**Task requirements**:
The line containing "import pandas as pd" marks the end: extract everything from the first line of the data through that line, exactly, with no pictures.

**Given data**:
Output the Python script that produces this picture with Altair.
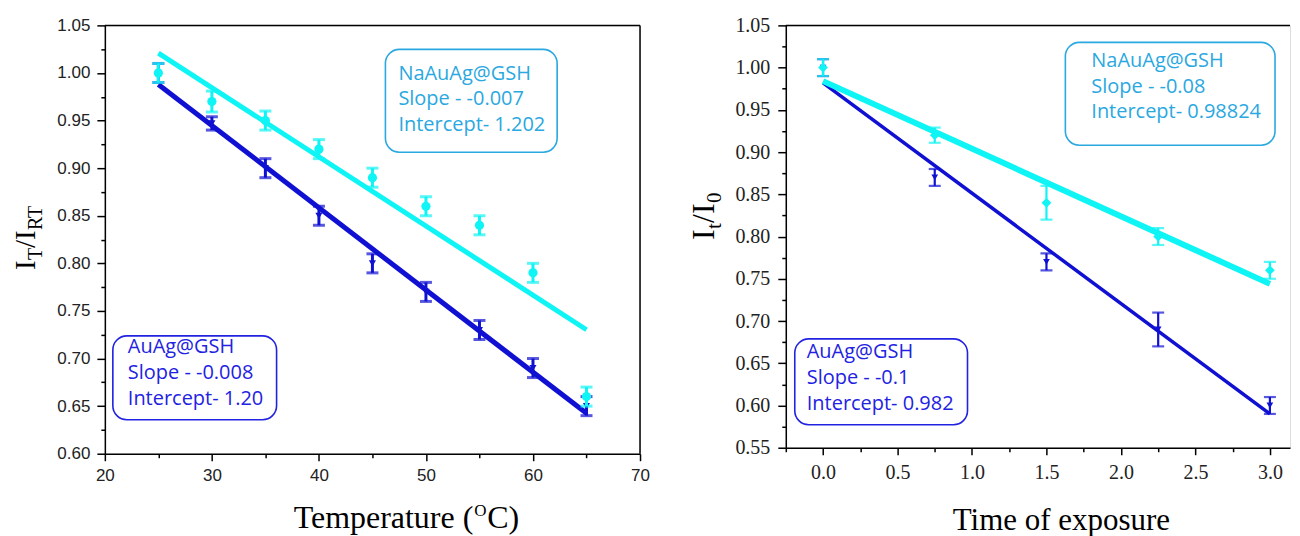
import altair as alt
import pandas as pd

# ---------------- data ----------------
temperature = [25, 30, 35, 40, 45, 50, 55, 60, 65]
auag_temp = [1.00, 0.947, 0.90, 0.85, 0.80, 0.77, 0.73, 0.69, 0.65]
auag_temp_err = [0.01, 0.007, 0.01, 0.01, 0.01, 0.01, 0.01, 0.01, 0.01]
naauag_temp = [1.00, 0.97, 0.95, 0.92, 0.89, 0.86, 0.84, 0.79, 0.66]
naauag_temp_err = [0.01, 0.011, 0.01, 0.01, 0.01, 0.01, 0.01, 0.01, 0.01]

exposure = [0.0, 0.75, 1.5, 2.25, 3.0]
auag_exp = [1.00, 0.87, 0.77, 0.69, 0.60]
auag_exp_err = [0.01, 0.01, 0.01, 0.02, 0.01]
naauag_exp = [1.00, 0.92, 0.84, 0.80, 0.76]
naauag_exp_err = [0.01, 0.009, 0.02, 0.01, 0.01]

# tick values (major + minor)
temp_ticks = [20, 25, 30, 35, 40, 45, 50, 55, 60, 65, 70]
ratio_ticks_left = [0.60, 0.625, 0.65, 0.675, 0.70, 0.725, 0.75, 0.775, 0.80, 0.825, 0.85,
                    0.875, 0.90, 0.925, 0.95, 0.975, 1.00, 1.025, 1.05]
exp_ticks = [-0.25, 0.0, 0.25, 0.5, 0.75, 1.0, 1.25, 1.5, 1.75, 2.0, 2.25, 2.5, 2.75, 3.0]
ratio_ticks_right = [0.55, 0.575] + ratio_ticks_left

# annotation texts
box_naauag_temp = ["NaAuAg@GSH", "Slope - -0.007", "Intercept- 1.202"]
box_auag_temp = ["AuAg@GSH", "Slope - -0.008", "Intercept- 1.20"]
box_naauag_exp = ["NaAuAg@GSH", "Slope - -0.08", "Intercept- 0.98824"]
box_auag_exp = ["AuAg@GSH", "Slope - -0.1", "Intercept- 0.982"]

CYAN = "#0FF4F4"
BLUE = "#1010D2"
BOX_CYAN = "#2AA8E0"
BOX_BLUE = "#2222E2"

one = pd.DataFrame({"k": [0]})


def frame(xs, ys, errs):
    return pd.DataFrame({
        "x": xs, "y": ys,
        "lo": [a - b for a, b in zip(ys, errs)],
        "hi": [a + b for a, b in zip(ys, errs)],
    })


def series(df, X, Y, Ylo, Yhi, color, shape, msize, lw, ew, cap):
    line = alt.Chart(df).transform_regression("x", "y").mark_line(
        color=color, strokeWidth=lw).encode(x=X, y=Y)
    bar = alt.Chart(df).mark_rule(color=color, strokeWidth=ew).encode(x=X, y=Ylo, y2=alt.Y2("hi:Q"))
    cap_lo = alt.Chart(df).mark_tick(color=color, orient="horizontal", size=cap, thickness=ew).encode(x=X, y=Ylo)
    cap_hi = alt.Chart(df).mark_tick(color=color, orient="horizontal", size=cap, thickness=ew).encode(x=X, y=Yhi)
    pts = alt.Chart(df).mark_point(color=color, filled=True, opacity=1, shape=shape, size=msize).encode(x=X, y=Y)
    return [line, bar, cap_lo, cap_hi, pts]


def text(s, x, y, **kw):
    return alt.Chart(one).mark_text(**kw).encode(x=alt.value(x), y=alt.value(y), text=alt.value(s))


def box(x1, x2, y1, y2, color):
    return alt.Chart(one).mark_rect(cornerRadius=14, fillOpacity=0, stroke=color, strokeWidth=1.6).encode(
        x=alt.value(x1), x2=alt.value(x2), y=alt.value(y1), y2=alt.value(y2))


def box_text(lines, x, ys, color):
    return [text(s, x, y, align="left", baseline="middle", font="Open Sans", fontSize=20, color=color)
            for s, y in zip(lines, ys)]


MAJ05 = "abs(datum.value*20 - round(datum.value*20)) < 0.001"

# ---------------- left panel ----------------
LW, LH = 536, 429
lx_axis = alt.Axis(values=temp_ticks, labelExpr="datum.value % 10 === 0 ? datum.value : ''",
                   tickSize={"condition": {"test": "datum.value % 10 === 0", "value": 7}, "value": 4},
                   tickColor="black", tickWidth=1.5, domainColor="black", domainWidth=1.5,
                   labelFont="Liberation Sans", labelFontSize=17, labelColor="#222", labelPadding=7,
                   grid=False, title=None, labelFlush=False, labelOverlap=False)
ly_axis = alt.Axis(values=ratio_ticks_left, labelExpr=MAJ05 + " ? format(datum.value, '.2f') : ''",
                   tickSize={"condition": {"test": MAJ05, "value": 8}, "value": 4},
                   tickColor="black", tickWidth=1.5, domainColor="black", domainWidth=1.5,
                   labelFont="Liberation Sans", labelFontSize=17, labelColor="#222", labelPadding=7,
                   grid=False, title=None, labelFlush=False, labelOverlap=False)
LX = alt.X("x:Q", scale=alt.Scale(domain=[20, 70], nice=False, zero=False), axis=lx_axis)
LSC = alt.Scale(domain=[0.6, 1.05], nice=False, zero=False)
LY = alt.Y("y:Q", scale=LSC, axis=ly_axis)
LYlo = alt.Y("lo:Q", scale=LSC, axis=ly_axis)
LYhi = alt.Y("hi:Q", scale=LSC, axis=ly_axis)

left_layers = []
left_layers += series(frame(temperature, auag_temp, auag_temp_err), LX, LY, LYlo, LYhi,
                      BLUE, "triangle-down", 50, 5, 3, 12)
left_layers += series(frame(temperature, naauag_temp, naauag_temp_err), LX, LY, LYlo, LYhi,
                      CYAN, "circle", 85, 5, 3, 12)
left_layers += [
    alt.Chart(one).mark_rule(color="black", strokeWidth=1.5).encode(
        x=alt.value(0), x2=alt.value(LW), y=alt.value(0)),
    alt.Chart(one).mark_rule(color="black", strokeWidth=1.5).encode(
        x=alt.value(LW), y=alt.value(0), y2=alt.value(LH)),
    box(281, 453, 24, 127, BOX_CYAN),
    box(8, 172, 311, 395, BOX_BLUE),
]
left_layers += box_text(box_naauag_temp, 294, [49, 74, 100], BOX_CYAN)
left_layers += box_text(box_auag_temp, 23, [322, 348, 374], BOX_BLUE)
# y title  I_T / I_RT
ser = dict(font="Liberation Serif", color="black", angle=270, align="left", baseline="alphabetic")
left_layers += [
    text("I", -70, 245, fontSize=29, **ser),
    text("T", -63, 235, fontSize=20, **ser),
    text("/", -70, 223, fontSize=29, **ser),
    text("I", -70, 215, fontSize=29, **ser),
    text("RT", -63, 205, fontSize=20, **ser),
]
# x title  Temperature (°C)
left_layers += [
    text("Temperature (", 369, 503, align="right", baseline="alphabetic", font="Liberation Serif",
         fontSize=32, color="black"),
    text("O", 370, 491, align="left", baseline="alphabetic", font="Liberation Serif",
         fontSize=17, color="black"),
    text("C)", 383, 503, align="left", baseline="alphabetic", font="Liberation Serif",
         fontSize=32, color="black"),
]
left = alt.layer(*left_layers).properties(width=LW, height=LH)

# ---------------- right panel ----------------
RW, RH = 505, 423
MAJ5 = "abs(datum.value*2 - round(datum.value*2)) < 0.001"
rx_axis = alt.Axis(values=exp_ticks, labelExpr=MAJ5 + " ? format(datum.value, '.1f') : ''",
                   tickSize={"condition": {"test": MAJ5, "value": 7}, "value": 4},
                   tickColor="black", tickWidth=1.5, domainColor="black", domainWidth=1.5,
                   labelFont="Liberation Serif", labelFontSize=20, labelColor="#222", labelPadding=8,
                   grid=False, title=None, labelFlush=False, labelOverlap=False)
ry_axis = alt.Axis(values=ratio_ticks_right, labelExpr=MAJ05 + " ? format(datum.value, '.2f') : ''",
                   tickSize={"condition": {"test": MAJ05, "value": 8}, "value": 4},
                   tickColor="black", tickWidth=1.5, domainColor="black", domainWidth=1.5,
                   labelFont="Liberation Serif", labelFontSize=20, labelColor="#222", labelPadding=8,
                   grid=False, title=None, labelFlush=False, labelOverlap=False)
RX = alt.X("x:Q", scale=alt.Scale(domain=[-0.25, 3.135], nice=False, zero=False), axis=rx_axis)
RSC = alt.Scale(domain=[0.55, 1.05], nice=False, zero=False)
RY = alt.Y("y:Q", scale=RSC, axis=ry_axis)
RYlo = alt.Y("lo:Q", scale=RSC, axis=ry_axis)
RYhi = alt.Y("hi:Q", scale=RSC, axis=ry_axis)

right_layers = []
right_layers += series(frame(exposure, auag_exp, auag_exp_err), RX, RY, RYlo, RYhi,
                       BLUE, "triangle-down", 45, 3.5, 2.2, 12)
right_layers += series(frame(exposure, naauag_exp, naauag_exp_err), RX, RY, RYlo, RYhi,
                       CYAN, "diamond", 95, 6, 2.2, 12)
right_layers += [
    alt.Chart(one).mark_rule(color="black", strokeWidth=1.5).encode(
        x=alt.value(0), x2=alt.value(RW), y=alt.value(0)),
    box(280, 490, 17, 120, BOX_CYAN),
    box(9, 182, 314, 400, BOX_BLUE),
]
right_layers += box_text(box_naauag_exp, 306, [36, 62, 87], BOX_CYAN)
right_layers += box_text(box_auag_exp, 21, [327, 353, 379], BOX_BLUE)
right_layers += [
    text("I", -72, 215, fontSize=32, **ser),
    text("t", -65, 204, fontSize=21, **ser),
    text("/", -72, 198, fontSize=32, **ser),
    text("I", -72, 189, fontSize=32, **ser),
    text("0", -65, 178, fontSize=21, **ser),
    text("Time of exposure", 276, 505, align="center", baseline="alphabetic", font="Liberation Serif",
         fontSize=31, color="black"),
]
right = alt.layer(*right_layers).properties(width=RW, height=RH)

chart = alt.hconcat(left, right, spacing=146, bounds="flush").properties(
    padding={"left": 3, "top": 6, "right": 0, "bottom": 0}
).configure_view(stroke=None).configure(background="white")

chart.save("out.html", embed_options={"renderer": "svg", "actions": False})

**Result of this exercise**:
Output the Python script that produces this picture with Altair.
import altair as alt
import pandas as pd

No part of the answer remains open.